Underperforming on a particular benchmark does not itself suggest lack of general intelligence. As an analogy consider the "cognitive trade-off hypothesis" developed by a team of researchers at Kyoto Primate Research Institute in Japan. The institute is famous for developing cognitive "benchmarks" on which chimpanzees outperform humans by a large margin. These benchmarks take advantage of the particular differences between how human and chimpanzee brains process information. The cognitive trade-off hypothesis suggests that our linguistic ability is the cause of our under-performance on these tasks. ARC could be measuring something similar in the sense that AI's under-performance could be explained by the bias of the benchmark towards peculiarities of how the human brain processes the type of information represented by the ARC tasks.

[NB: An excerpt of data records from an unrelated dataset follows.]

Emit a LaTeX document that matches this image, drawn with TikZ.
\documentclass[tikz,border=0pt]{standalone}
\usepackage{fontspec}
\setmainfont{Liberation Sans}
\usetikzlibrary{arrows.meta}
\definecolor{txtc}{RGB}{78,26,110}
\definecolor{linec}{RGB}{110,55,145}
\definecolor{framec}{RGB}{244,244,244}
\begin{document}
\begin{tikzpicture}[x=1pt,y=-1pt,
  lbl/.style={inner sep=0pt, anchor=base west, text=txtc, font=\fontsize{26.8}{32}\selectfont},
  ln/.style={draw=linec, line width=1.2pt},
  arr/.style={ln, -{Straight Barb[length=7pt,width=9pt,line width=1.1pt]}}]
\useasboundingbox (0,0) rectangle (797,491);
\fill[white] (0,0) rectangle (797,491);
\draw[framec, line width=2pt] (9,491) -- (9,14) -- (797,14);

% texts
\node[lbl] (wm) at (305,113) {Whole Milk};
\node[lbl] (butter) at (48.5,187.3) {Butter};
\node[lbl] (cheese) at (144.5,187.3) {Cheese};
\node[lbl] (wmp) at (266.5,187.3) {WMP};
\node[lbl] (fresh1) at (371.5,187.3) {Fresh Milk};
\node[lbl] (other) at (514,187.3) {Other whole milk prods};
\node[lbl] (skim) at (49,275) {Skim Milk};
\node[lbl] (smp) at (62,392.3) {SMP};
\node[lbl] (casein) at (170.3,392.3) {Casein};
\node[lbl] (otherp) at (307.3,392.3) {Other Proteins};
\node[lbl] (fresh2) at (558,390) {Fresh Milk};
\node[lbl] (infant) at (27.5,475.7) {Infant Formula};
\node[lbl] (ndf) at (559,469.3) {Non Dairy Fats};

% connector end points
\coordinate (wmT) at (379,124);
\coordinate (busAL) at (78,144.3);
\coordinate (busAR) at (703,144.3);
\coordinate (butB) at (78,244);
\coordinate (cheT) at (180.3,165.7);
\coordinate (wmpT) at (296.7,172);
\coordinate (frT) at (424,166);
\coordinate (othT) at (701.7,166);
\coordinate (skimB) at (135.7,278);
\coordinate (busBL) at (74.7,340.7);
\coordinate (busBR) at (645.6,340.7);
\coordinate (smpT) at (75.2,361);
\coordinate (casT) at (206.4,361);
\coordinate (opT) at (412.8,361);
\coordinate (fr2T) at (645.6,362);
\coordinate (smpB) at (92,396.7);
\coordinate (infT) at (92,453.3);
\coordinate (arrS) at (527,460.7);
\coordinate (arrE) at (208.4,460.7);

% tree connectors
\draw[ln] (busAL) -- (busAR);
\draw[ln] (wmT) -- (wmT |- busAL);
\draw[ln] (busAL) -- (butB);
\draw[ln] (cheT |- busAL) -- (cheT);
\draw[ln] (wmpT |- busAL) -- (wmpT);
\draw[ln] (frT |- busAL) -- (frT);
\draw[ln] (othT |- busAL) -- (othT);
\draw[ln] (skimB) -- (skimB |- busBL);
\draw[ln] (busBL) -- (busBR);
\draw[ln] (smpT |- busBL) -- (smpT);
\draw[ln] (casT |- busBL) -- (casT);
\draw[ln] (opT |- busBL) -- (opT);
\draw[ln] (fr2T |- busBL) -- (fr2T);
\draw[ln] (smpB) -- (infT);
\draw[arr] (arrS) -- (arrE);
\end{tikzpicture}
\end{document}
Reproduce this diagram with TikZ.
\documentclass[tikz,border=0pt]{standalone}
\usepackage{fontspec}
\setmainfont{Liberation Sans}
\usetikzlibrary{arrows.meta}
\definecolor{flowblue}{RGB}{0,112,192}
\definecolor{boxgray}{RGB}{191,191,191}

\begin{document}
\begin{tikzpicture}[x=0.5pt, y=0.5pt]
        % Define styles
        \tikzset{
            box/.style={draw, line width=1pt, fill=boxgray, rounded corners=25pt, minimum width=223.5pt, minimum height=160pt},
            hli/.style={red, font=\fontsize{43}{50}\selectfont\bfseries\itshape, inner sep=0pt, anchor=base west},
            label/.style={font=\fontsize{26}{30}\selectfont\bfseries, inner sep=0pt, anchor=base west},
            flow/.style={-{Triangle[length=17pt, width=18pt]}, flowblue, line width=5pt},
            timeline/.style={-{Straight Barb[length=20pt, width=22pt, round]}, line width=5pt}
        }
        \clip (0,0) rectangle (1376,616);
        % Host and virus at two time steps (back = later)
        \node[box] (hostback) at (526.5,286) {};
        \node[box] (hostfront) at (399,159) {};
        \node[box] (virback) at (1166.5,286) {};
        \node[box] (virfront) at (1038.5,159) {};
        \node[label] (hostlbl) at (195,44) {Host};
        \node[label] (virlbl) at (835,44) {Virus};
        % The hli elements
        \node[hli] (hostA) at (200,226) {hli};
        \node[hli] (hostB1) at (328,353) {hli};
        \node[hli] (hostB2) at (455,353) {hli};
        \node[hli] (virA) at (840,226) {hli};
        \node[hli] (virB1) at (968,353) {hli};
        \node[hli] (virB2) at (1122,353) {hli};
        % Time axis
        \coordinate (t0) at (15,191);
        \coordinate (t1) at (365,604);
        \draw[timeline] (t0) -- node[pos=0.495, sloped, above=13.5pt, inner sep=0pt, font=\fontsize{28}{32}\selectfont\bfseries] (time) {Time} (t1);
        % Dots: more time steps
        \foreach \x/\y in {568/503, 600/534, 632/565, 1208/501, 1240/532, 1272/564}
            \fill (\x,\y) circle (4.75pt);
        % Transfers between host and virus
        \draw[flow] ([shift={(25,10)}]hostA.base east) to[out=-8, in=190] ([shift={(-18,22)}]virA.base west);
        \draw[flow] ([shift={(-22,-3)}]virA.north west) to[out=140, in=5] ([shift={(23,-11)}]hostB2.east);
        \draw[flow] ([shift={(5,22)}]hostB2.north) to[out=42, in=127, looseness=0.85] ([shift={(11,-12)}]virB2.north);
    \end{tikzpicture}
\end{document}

We would need a much larger variety of independent tasks to make any claims about AGI.
(Human under-perform with respect to other primates on certain contrived benchmarks, such as this sequence memorization puzzle.)

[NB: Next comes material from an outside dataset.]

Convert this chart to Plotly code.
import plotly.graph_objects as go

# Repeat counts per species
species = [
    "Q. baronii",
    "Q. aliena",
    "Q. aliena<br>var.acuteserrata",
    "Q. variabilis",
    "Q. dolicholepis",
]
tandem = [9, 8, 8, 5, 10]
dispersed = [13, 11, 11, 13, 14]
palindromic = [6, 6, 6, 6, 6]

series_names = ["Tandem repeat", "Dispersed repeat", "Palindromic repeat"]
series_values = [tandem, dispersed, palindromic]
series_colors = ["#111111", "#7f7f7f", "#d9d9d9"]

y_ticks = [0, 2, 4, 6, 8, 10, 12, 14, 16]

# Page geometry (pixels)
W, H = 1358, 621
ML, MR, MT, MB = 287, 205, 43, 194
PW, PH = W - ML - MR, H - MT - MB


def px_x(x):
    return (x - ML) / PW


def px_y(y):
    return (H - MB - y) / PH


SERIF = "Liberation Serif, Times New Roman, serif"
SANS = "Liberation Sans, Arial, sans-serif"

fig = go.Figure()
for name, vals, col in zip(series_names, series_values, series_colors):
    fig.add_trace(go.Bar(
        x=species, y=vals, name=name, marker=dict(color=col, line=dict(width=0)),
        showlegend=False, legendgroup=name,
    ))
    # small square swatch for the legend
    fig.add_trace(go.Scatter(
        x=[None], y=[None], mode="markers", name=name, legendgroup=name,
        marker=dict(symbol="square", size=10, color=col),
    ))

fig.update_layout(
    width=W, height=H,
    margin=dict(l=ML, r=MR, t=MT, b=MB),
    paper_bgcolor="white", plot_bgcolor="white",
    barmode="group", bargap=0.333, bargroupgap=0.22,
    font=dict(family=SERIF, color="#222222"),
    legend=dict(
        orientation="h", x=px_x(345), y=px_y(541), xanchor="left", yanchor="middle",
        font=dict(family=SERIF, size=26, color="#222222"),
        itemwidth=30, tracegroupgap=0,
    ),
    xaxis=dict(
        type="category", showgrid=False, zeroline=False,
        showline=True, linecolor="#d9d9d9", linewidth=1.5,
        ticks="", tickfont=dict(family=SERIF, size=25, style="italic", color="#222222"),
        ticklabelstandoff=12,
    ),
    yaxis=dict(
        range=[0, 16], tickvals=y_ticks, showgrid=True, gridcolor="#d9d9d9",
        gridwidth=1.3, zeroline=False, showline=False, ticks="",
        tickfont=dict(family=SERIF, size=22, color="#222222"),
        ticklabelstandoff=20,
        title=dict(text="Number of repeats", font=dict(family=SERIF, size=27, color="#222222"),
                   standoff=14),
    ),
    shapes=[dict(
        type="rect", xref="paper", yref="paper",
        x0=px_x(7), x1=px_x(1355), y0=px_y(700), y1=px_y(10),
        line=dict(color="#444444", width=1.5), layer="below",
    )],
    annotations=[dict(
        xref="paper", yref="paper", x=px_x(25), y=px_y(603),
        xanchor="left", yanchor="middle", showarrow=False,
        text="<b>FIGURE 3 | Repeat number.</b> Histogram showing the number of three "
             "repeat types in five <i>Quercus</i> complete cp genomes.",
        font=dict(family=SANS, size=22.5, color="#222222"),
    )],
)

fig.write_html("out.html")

Second, it is also equally possible that ARC measures an independent factor of general intelligence (c.f. FA in psychometrics). Without a proper process of SEM and FA we can not make any strong claims that LLMs are not generally intelligent at all and that we are making zero progress towards AGI with the scaling of GPT architectures, as messaging coming from the ARC challenge seems to suggest.
It is likely that scaling GPT does lead to further emergence at scale, and that we are on the right track towards AGI. It is more plausible that these models are somewhere on a spectrum rather than completely missing some magical ingredient that can only be measured with a single contrived benchmark. However, I do think that ARC is making contributions to AGI by either revealing human evolutionary biases that might be useful for AI to learn, or by uncovering a second factor of intelligence that is orthogonal to the "g-factor" estimated by the remaining benchmarks. It is unlikely that ARC is the only direction in the benchmark space associated with "true general intelligence". Solving ARC itself will not mean AGI is achieved. We would need a lot more separate benchmarks that measure capabilities in the component that ARC belongs to.
The good thing about ARC is that it encourages the creation of new benchmarks uncorrelated with the currently measured capabilities. I hope the AI community develops a diverse set of benchmarks with properties similar to ARC (e.g. not following scaling laws) that allows us to get a fuller picture of the spectrum of general intelligence. Solving ARC will not be enough to make any strong claims about AGI, but it is a step in the right direction. General intelligence, especially one that followed a different developmental path from ours, is most likely a lot more complex and exotic than we can currently imagine. We need a much greater diversity in benchmark design coupled with more rigorous quantitative analysis of various correlations that arise. These include correlations between model classes, benchmark types, model scale, training data, and more.